The province allocated $20 million in targeted upgrades in an effort to improve travel and safety conditions for residents in about 70 rural communities.
“For many rural communities, Forest Service roads are a vital part of the local road network,” says Forest and Range Minister Pat Bell. “We’ve already spent $14 million since we started work this spring and we’re well on our way to meet our $20 million commitment by the end of the fiscal year.”
During the past year, both the provincial and federal governments injected new funding to stimulate economic development and improve travel conditions on Forest Service roads.
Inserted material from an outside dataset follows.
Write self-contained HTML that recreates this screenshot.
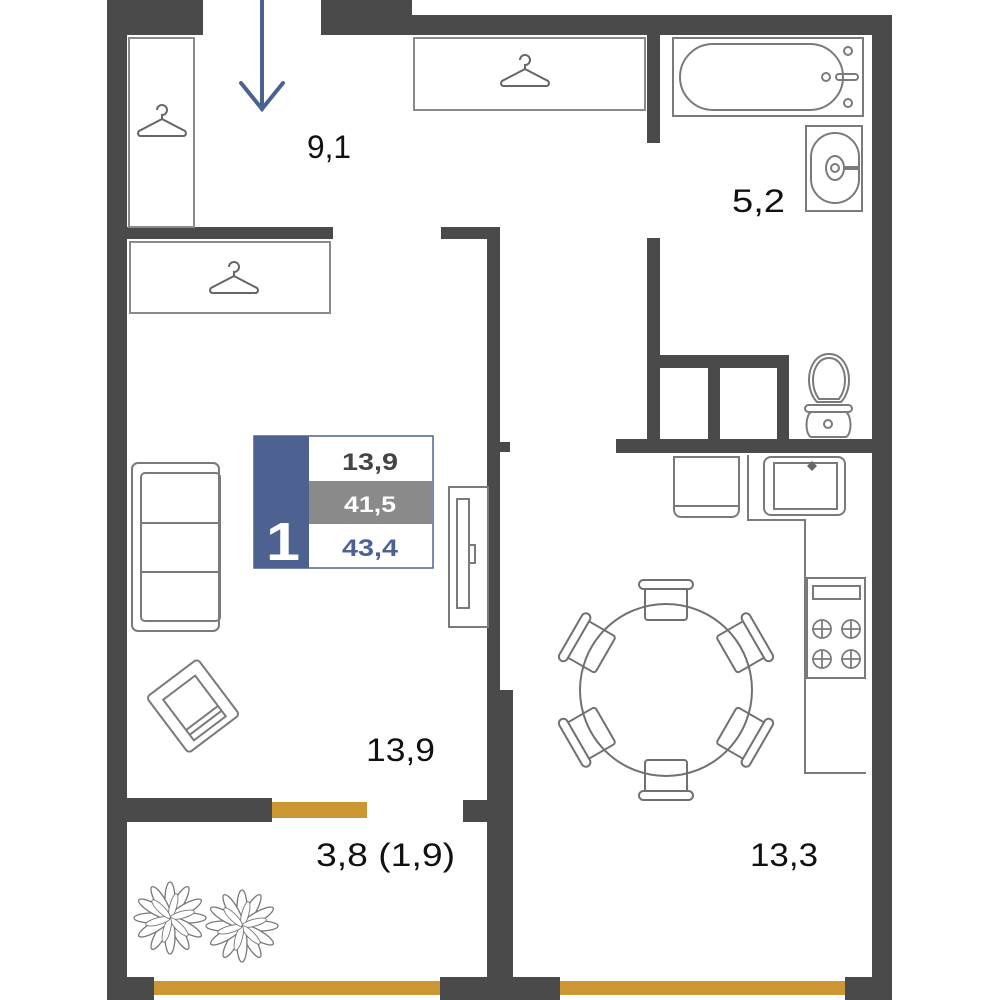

First announced by Premier Gordon Campbell at the 2008 Union of B.C. Municipalities convention, the Ministry of Forests and Range is providing $20 million over two years. In April, the federal government, as part of the Canada Economic Action Plan, committed $10 million for Forest Service Road capital projects. This incremental $30 million in targeted funding is in addition to the Ministry of Forests and Range’s $20 million annual capital and operating budget for Forest Service roads.
Work began this past spring and will continue through the 2011 construction season. Works includes bridge repairs and replacements, ditching and culvert repairs, clearing brush to improve sight lines, removing loose rock from slope faces, new road safety signage, and road widening, grading and resurfacing.
B.C.’s 55,000-km network of Forest Service roads is bigger than the provincial highway system. Road maintenance funding is used to improve safety on Forest Service roads, which includes the establishment of radio protocols, speed enforcement through expanded use of radar guns, and the expansion of the Vehicle Identification Plates Program.